--- Begin Material ---

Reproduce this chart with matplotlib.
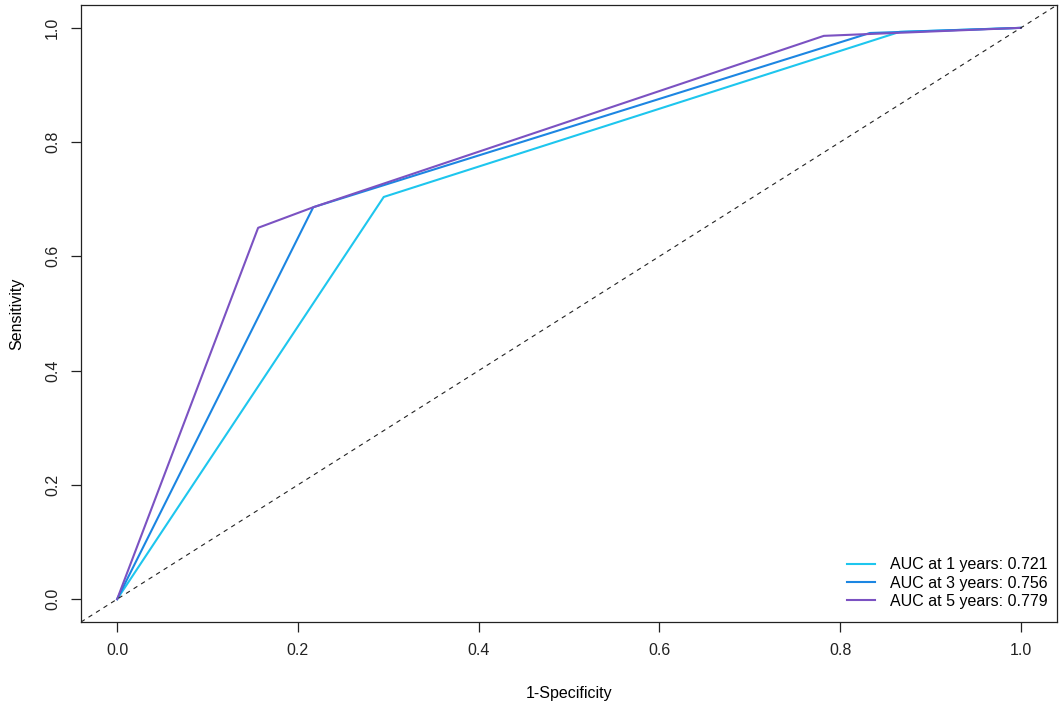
import matplotlib
matplotlib.use("Agg")
import matplotlib.pyplot as plt

plt.rcParams['font.family'] = ['Liberation Sans', 'DejaVu Sans']

# ROC curve data (1-Specificity, Sensitivity)
fpr_1y = [0.0, 0.295, 0.866, 1.0]
tpr_1y = [0.0, 0.704, 0.993, 1.0]
fpr_3y = [0.0, 0.217, 0.833, 1.0]
tpr_3y = [0.0, 0.686, 0.991, 1.0]
fpr_5y = [0.0, 0.156, 0.217, 0.782, 1.0]
tpr_5y = [0.0, 0.650, 0.686, 0.986, 1.0]

labels = ["AUC at 1 years: 0.721", "AUC at 3 years: 0.756", "AUC at 5 years: 0.779"]
colors = ["#1EC6EE", "#1C86E2", "#7B52C2"]
ticks = [0.0, 0.2, 0.4, 0.6, 0.8, 1.0]
tick_labels = ["0.0", "0.2", "0.4", "0.6", "0.8", "1.0"]

fig = plt.figure(figsize=(10.63, 7.06), dpi=100)
ax = fig.add_axes([81/1063, 1-622/706, (1057-81)/1063, (622-5)/706])

ax.plot(fpr_1y, tpr_1y, color=colors[0], lw=1.5, label=labels[0])
ax.plot(fpr_3y, tpr_3y, color=colors[1], lw=1.5, label=labels[1])
ax.plot(fpr_5y, tpr_5y, color=colors[2], lw=1.5, label=labels[2])
ax.plot([-0.04, 1.04], [-0.04, 1.04], color="#222222", lw=0.8, linestyle=(0, (4, 4)))

ax.set_xlim(-0.04, 1.04)
ax.set_ylim(-0.04, 1.04)
ax.set_xticks(ticks)
ax.set_xticklabels(tick_labels)
ax.set_yticks(ticks)
ax.set_yticklabels(tick_labels, rotation=90, va="center")
ax.tick_params(direction="out", length=7, width=0.9, labelsize=11.5, colors="#222222", pad=8)
for s in ax.spines.values():
    s.set_linewidth(0.9)
    s.set_color("#222222")

ax.set_xlabel("1-Specificity", fontsize=11.5, labelpad=20)
ax.set_ylabel("Sensitivity", fontsize=11.5, labelpad=15)

leg = ax.legend(loc="lower right", bbox_to_anchor=(1.0, 0.006), frameon=False, fontsize=11.5,
                handlelength=1.75, handletextpad=0.95, labelspacing=0.2, borderaxespad=0.2)

fig.savefig("out.png", dpi=100)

--- End Material ---

▶ Given instruction: Omit the pictures, then repeat exactly each line from the beginning of the listing through the line with "plt.rcParams['font.family'] = ['Liberation".

▶ Written response:
Reproduce this chart with matplotlib.
import matplotlib
matplotlib.use("Agg")
import matplotlib.pyplot as plt

plt.rcParams['font.family'] = ['Liberation Sans', 'DejaVu Sans']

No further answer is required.